Running benchmarks on multiple GPU nodes with Pegasus

Pegasus is an SSH-based multi-node command runner. Different models have different verbosity, and benchmarking takes vastly different amounts of time. Therefore, we want an automated piece of software that drains a queue of benchmarking jobs (one job per model) on a set of GPUs.

Setup

Install Pegasus

Pegasus needs to keep SSH connections with all the nodes in order to queue up and run jobs over SSH. So you should install and run Pegasus on a computer that you can keep awake.

If you already have Rust set up:

$ cargo install pegasus-ssh

Otherwise, you can set up Rust here, or just download Pegasus release binaries here.

Necessary setup for each node

Every node must have two things:

This repository cloned under ~/workspace/leaderboard.

If you want a different path, search and replace in spawn-containers.yaml.

Model weights under /data/leaderboard/weights.

If you want a different path, search and replace in setupspawn-containers.yaml and benchmark.yaml.

Specify node names for Pegasus

Modify hosts.yaml with nodes. See the file for an example.

hostname: List the hostnames you would use in order to ssh into the node, e.g. jaywonchung@gpunode01.
gpu: We want to create one Docker container for each GPU. List the indices of the GPUs you would like to use for the hosts.

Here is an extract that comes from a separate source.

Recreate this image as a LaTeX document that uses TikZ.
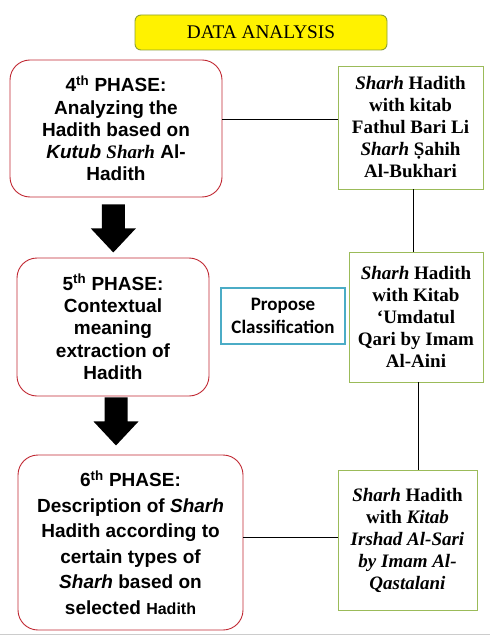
\documentclass[tikz,border=0pt]{standalone}
\usepackage{fontspec}
\setmainfont{Liberation Serif}
\newfontfamily\arialfont{Liberation Sans}
\newfontfamily\calibrifont{Carlito}
\usetikzlibrary{calc}
\definecolor{phasered}{RGB}{192,40,50}
\definecolor{kitabgreen}{RGB}{155,187,89}
\definecolor{titleolive}{RGB}{140,160,50}
\definecolor{proposeblue}{RGB}{75,172,198}
\tikzset{
	phase/.style={draw=phasered, line width=0.9pt, rounded corners=20pt, align=center, inner sep=0pt, font=\arialfont\bfseries\fontsize{19}{22.3}\selectfont},
	kitab/.style={draw=kitabgreen, line width=0.9pt, align=center, inner sep=0pt, font=\bfseries\fontsize{19}{22}\selectfont},
	link/.style={draw=black, line width=0.8pt}
}
\def\blockarrow#1{\fill[black] ($(#1)+(-11.5,0)$) -- ++(23,0) -- ++(0,24) -- ++(11,0) -- ($(#1)+(0,48)$) -- ++(-22.5,-24) -- ++(11,0) -- cycle;}

\begin{document}
\begin{tikzpicture}[x=1pt, y=-1pt]
			%%%%% START %%%%%
			\useasboundingbox (0,0) rectangle (490,636);
			
			\node[draw=titleolive, fill=yellow, line width=0.9pt, rounded corners=6pt, minimum width=252pt, minimum height=35pt, inner sep=0pt, font=\fontsize{19.3}{20}\selectfont] (title) at (261,32.5) {DATA ANALYSIS};
			
			\node[phase, minimum width=212pt, minimum height=137pt] (p4) at (116,128.5) {4\textsuperscript{th} PHASE:\\ Analyzing the\\ Hadith based on\\ \textit{Kutub} {\rmfamily\itshape\fontsize{19}{22.3}\selectfont Sharh} Al-\\ Hadith};
			\node[phase, minimum width=192pt, minimum height=138pt] (p5) at (113,327) {5\textsuperscript{th} PHASE:\\ Contextual\\ meaning\\ extraction of\\ Hadith};
			\node[phase, minimum width=225pt, minimum height=175pt, font=\arialfont\bfseries\fontsize{19}{25.5}\selectfont] (p6) at (130.5,542.5) {6\textsuperscript{th} PHASE:\\ Description of \textit{Sharh}\\ Hadith according to\\ certain types of\\ \textit{Sharh} based on\\ selected {\fontsize{16}{25.5}\selectfont Hadith}};
			
			\node[kitab, minimum width=145pt, minimum height=123pt] (r1) at (410.5,127.5) {\textit{Sharh} Hadith\\ with kitab\\ Fathul Bari Li\\ \textit{Sharh} Ṣahih\\ Al-Bukhari};
			\node[kitab, minimum width=134pt, minimum height=130pt] (r2) at (416,317) {\textit{Sharh} Hadith\\ with Kitab\\ ‘Umdatul\\ Qari by Imam\\ Al-Aini};
			\node[kitab, minimum width=139pt, minimum height=140pt] (r3) at (407.5,540) {\textit{Sharh} Hadith\\ with \textit{Kitab}\\ \textit{Irshad Al-Sari}\\ \textit{by Imam Al-}\\ \textit{Qastalani}};
			
			\node[draw=proposeblue, line width=1.8pt, minimum width=124pt, minimum height=56pt, inner sep=0pt, align=center, font=\calibrifont\bfseries\fontsize{19}{23}\selectfont] (propose) at (283,316) {Propose\\ Classification};
			
			\draw[link] ([yshift=9.5pt]p4.east) -- ([yshift=9.5pt]p4.east -| r1.west);
			\draw[link] ([xshift=2.5pt]r1.south) -- ([xshift=2.5pt]r1.south |- r2.north);
			\draw[link] ([xshift=2pt]r2.south) -- ([xshift=2pt]r2.south |- r3.north);
			\draw[link] ([yshift=5.5pt]p6.east) -- ([yshift=5.5pt]p6.east -| r3.west);
			
			\coordinate (a1) at ($(p4.south)+(-2.7,7)$);
			\coordinate (a2) at ($(p5.south)+(3,1)$);
			\blockarrow{a1}
			\blockarrow{a2}
			
			\draw[black!20, line width=1pt] (0,634) -- (490,634);
			%%%%% END %%%%%
\end{tikzpicture}
\end{document}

Set up Docker containers on your nodes with Pegasus

This spawns one container per GPU (named leaderboard%d), for every node.

$ cd pegasus
$ cp spawn-containers.yaml queue.yaml
$ pegasus b

b stands for broadcast. Every command is run once on all (hostname, gpu) combinations.

Benchmark

Now use Pegasus to run benchmarks for all the models across all nodes.

$ cd pegasus
$ cp benchmark.yaml queue.yaml
$ pegasus q

q stands for queue. Each command is run once on the next available (hostname, gpu) combination.